1. We have stopped having fun. If our kids have to earn all of their fun we will develop negative homeostasis. Due to their past trauma our kids may feel they don't deserve rewards. The family closeness can trigger the fear in them. Go do something fun anyway. We had a terrible morning but since my boys have a half day of school today I'm taking them out for lunch. Did they earn it? No. Do we all need it? YES.

2. I have fallen into acting on my feelings instead of thinking things through. I have started taking their actions personally. When they say "Don't start pretending like you care." and you have been working so hard to show them that you do. STOP! THINK! They are saying "Please let me know you care. I'm afraid."

3. I have stinkin thinkin. Sometimes I need an attitude adjustment myself. I may be tired, overwhelmed, not exercising, eating junk or not getting time with other adults. Sometimes it is ME who needs a time out!!

When you put a positive balance back into the family and are open to change you will see the change in your family. The old adage "If mama ain't happy ain't nobody happy" is really true.
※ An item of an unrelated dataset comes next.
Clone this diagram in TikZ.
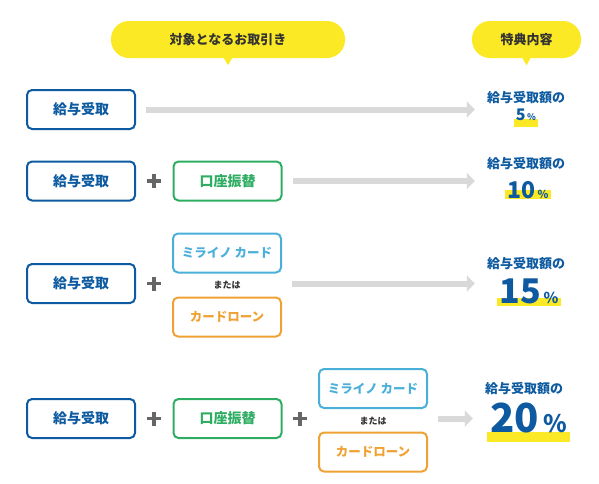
\documentclass[tikz,border=0pt]{standalone}
\usepackage{fontspec}
\setmainfont{Noto Sans CJK JP}
\usepackage{tikz}
\usetikzlibrary{arrows.meta,backgrounds}
\definecolor{kyublue}{HTML}{0D5AA0}
\definecolor{furigreen}{HTML}{2EAD62}
\definecolor{miraiblue}{HTML}{4AAFD9}
\definecolor{loanorange}{HTML}{F0A133}
\definecolor{bubyellow}{HTML}{FCE925}
\definecolor{arrowgray}{HTML}{D9D9D9}
\definecolor{plusgray}{HTML}{666666}
\definecolor{inkgray}{HTML}{333333}
\tikzset{
  kbox/.style={draw,line width=2pt,rounded corners=5pt,minimum width=108pt,
    minimum height=39pt,inner sep=0pt,font=\fontsize{14}{14}\selectfont\bfseries},
  kyuyo/.style={kbox,draw=kyublue,text=kyublue},
  furi/.style={kbox,draw=furigreen,text=furigreen},
  mirai/.style={kbox,draw=miraiblue,text=miraiblue,
    font=\fontsize{12.5}{12.5}\selectfont\bfseries},
  loan/.style={kbox,draw=loanorange,text=loanorange,
    font=\fontsize{12.5}{12.5}\selectfont\bfseries},
  matawa/.style={inner sep=0pt,text=inkgray,font=\fontsize{9}{9}\selectfont\bfseries},
  bub/.style={fill=bubyellow,rounded corners=18pt,minimum height=37pt,inner sep=0pt,
    text=inkgray,font=\fontsize{13}{13}\selectfont\bfseries},
  plusmark/.style={minimum size=14pt,inner sep=0pt,path picture={
    \draw[line width=3.6pt,plusgray]
      (path picture bounding box.north) -- (path picture bounding box.south)
      (path picture bounding box.west) -- (path picture bounding box.east);}},
  garrow/.style={draw=arrowgray,line width=6pt,-{Triangle[length=8pt,width=16pt]},
    shorten <=10pt,shorten >=12pt},
  tokuten/.style={inner sep=0pt,text=kyublue,font=\fontsize{13}{13}\selectfont\bfseries},
  hl/.style={fill=bubyellow},
}
\begin{document}
\begin{tikzpicture}[x=1pt,y=-1pt]
  \useasboundingbox (0,0) rectangle (599,483);
  % headers
  \node[bub,minimum width=234pt] (taisho) at (228,39.5) {対象となるお取引き};
  \node[bub,minimum width=109pt] (toku) at (526.5,39.5) {特典内容};
  \fill[bubyellow] ([xshift=-4pt]taisho.south) -- ([yshift=-7pt]taisho.south)
    -- ([xshift=4pt]taisho.south) -- cycle;
  \fill[bubyellow] ([xshift=-4pt]toku.south) -- ([yshift=-7pt]toku.south)
    -- ([xshift=4pt]toku.south) -- cycle;

  % row 1
  \node[kyuyo] (k1) at (81,109.5) {給与受取};
  \node[tokuten] (r1) at (526,97.5) {給与受取額の};
  \node[tokuten,anchor=base] (n1) at (526,120)
    {\fontsize{16}{16}\selectfont 5\fontsize{9}{9}\selectfont\,\%};
  \draw[garrow] (k1.east) -- (k1.east -| r1.west);

  % row 2
  \node[kyuyo] (k2) at (81,181) {給与受取};
  \node[plusmark] (p2) at (154,181) {};
  \node[furi] (f2) at (227.5,181) {口座振替};
  \node[tokuten] (r2) at (526,164) {給与受取額の};
  \node[tokuten,anchor=base] (n2) at (528,198)
    {\fontsize{23}{23}\selectfont 10\fontsize{11}{11}\selectfont\,\%};
  \draw[garrow] (f2.east) -- (f2.east -| r2.west);

  % row 3
  \node[kyuyo] (k3) at (81,283.5) {給与受取};
  \node[plusmark] (p3) at (154,283.5) {};
  \node[mirai] (m3) at (227,253) {ミライノ カード};
  \node[matawa] (o3) at (227,285) {または};
  \node[loan] (l3) at (227,317) {カードローン};
  \node[tokuten] (r3) at (526,264) {給与受取額の};
  \node[tokuten,anchor=base] (n3) at (529,303)
    {\fontsize{34}{34}\selectfont 15\fontsize{15}{15}\selectfont\,\%};
  \draw[garrow] (m3.east |- k3) -- (r3.west |- k3);

  % row 4
  \node[kyuyo] (k4) at (81,418.5) {給与受取};
  \node[plusmark] (p4a) at (154,418.5) {};
  \node[furi] (f4) at (227.5,418.5) {口座振替};
  \node[plusmark] (p4b) at (300,418.5) {};
  \node[mirai] (m4) at (373,388.5) {ミライノ カード};
  \node[matawa] (o4) at (373,421) {または};
  \node[loan] (l4) at (373,452) {カードローン};
  \node[tokuten] (r4) at (524,389) {給与受取額の};
  \node[tokuten,anchor=base] (n4) at (528.5,432)
    {\fontsize{40}{40}\selectfont 20\fontsize{24}{24}\selectfont\,\%};
  \draw[garrow] (m4.east |- k4) -- (r4.west |- k4);

  % highlights
  \begin{scope}[on background layer]
    \fill[hl] ([xshift=-2pt,yshift=1pt]n1.base west) rectangle ([xshift=2pt,yshift=-7pt]n1.base east);
    \fill[hl] ([xshift=-2pt,yshift=8pt]n2.base west) rectangle ([xshift=2pt,yshift=-1pt]n2.base east);
    \fill[hl] ([xshift=-2pt,yshift=5pt]n3.base west) rectangle ([xshift=2pt,yshift=-3pt]n3.base east);
    \fill[hl] ([xshift=-3pt,yshift=0pt]n4.base west) rectangle ([xshift=3pt,yshift=-10pt]n4.base east);
  \end{scope}
\end{tikzpicture}
\end{document}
Here's to having a positive homeostasis in your family!!

9 comments:

Marty Walden said...

It is so hard in the trenches to remember to have fun! I am going out of town this weekend for a scrapbooking girls weekend. I know I will "pay" for it when I get home, but we're trying to work through the feelings ahead of time. I need it even though the week will be rough when I get home!

BeckyJoie said...

I couldn't agree more. I find the worse thing for me to throw me into apathy or oversensitivity is being overtired. "Take care of yourself, Mamma, so you can be the Mamma" is what I have to tell myself sometimes.

Brenda said...

One thing that has helped mine when I am gone is to tell them I am going to be thinking of them while I am gone and I am going to bring back something that shows I was thinking of them. I bring back a pen from someplace, some candy, or some small memorabelia. I tell them they can do something for me if they'd like, such as a "Welcome home" sign. I also tell them if they are too afraid they can act out when I get back because I am strong and love them enough to deal with the fear. Have a GREAT TRIP!

Brenda said...

Bekcy Joie,

Great saying. I think I will put that on a 3x5 and put it on my bathroom mirror.

peggysue said...

Great ideas. I always bring a little something back with me, an unusual candy bar, last college visit I brought back a small red football . . .I think it helps.
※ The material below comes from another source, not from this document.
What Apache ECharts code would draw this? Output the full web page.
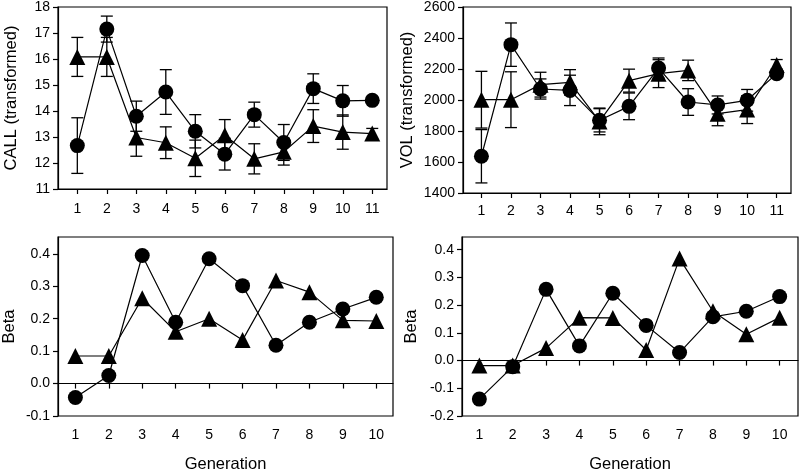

And its funny to read your post, I am taking DD out to dinner at McDonald's this evening just because . . . there has been little in the behavior lately to 'deserve' it but I had already determined we needed it even before I read your post. Great minds and all that . . .

Becky said...

Great post, great ideas! I really agree. I can truly see that when I'm taking care of me and remaining happy, calm, and ya...stable the boys are too. If I'm tired or crabby and acting it, they will be too!

marythemom said...

I'm trying really hard to spend time with my RAD son that is positive. He's making it pretty hard right now. He's avoiding the family so it feels like the only times I see him I need to be reprimanding him and telling him what to do (chores mostly). It's gotten so I'm avoiding him because I don't want to deal with his attitude or have mine rub off on him.
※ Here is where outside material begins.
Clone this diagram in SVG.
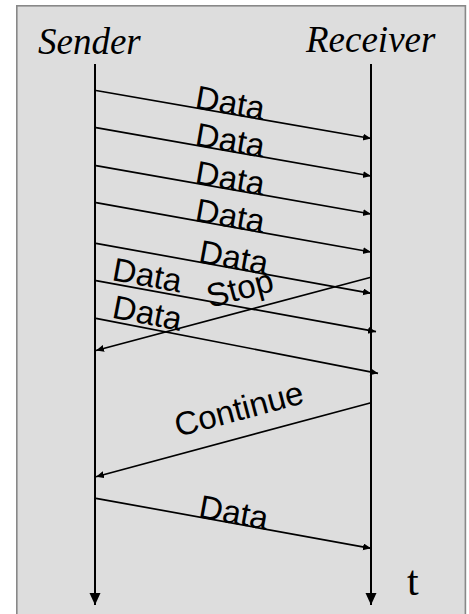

Will try to remind myself that sometimes we need to do something that he hasn't earned (or we'll never do anything). It still feels like I'm rewarding him for negative behavior and letting him think I'm weak and easily manipulated.

Mary in TX
http://marythemom-mayhem.blogspot.com/

BT said...

Great post! Thanks.

Brenda said...

Mary the Mom,

You sound exhausted. Don't forget to take care of yourself. My relationship with Bear is a really tough one too and I can so identify with the feelings you are having. I feel like I battle my own attitudes so much of the time. If you feel weak in doing the activities remember how much strength it is taking for you to do them. If you fear he is seeing it as weakness just say" Let's go out to eat for lunch today. We need some fun in our day" YOU are in charge and you know why you are doing it. Don't worry so much about what he is thinking as you can't control it. It feels great to do the right thing even when it is really hard.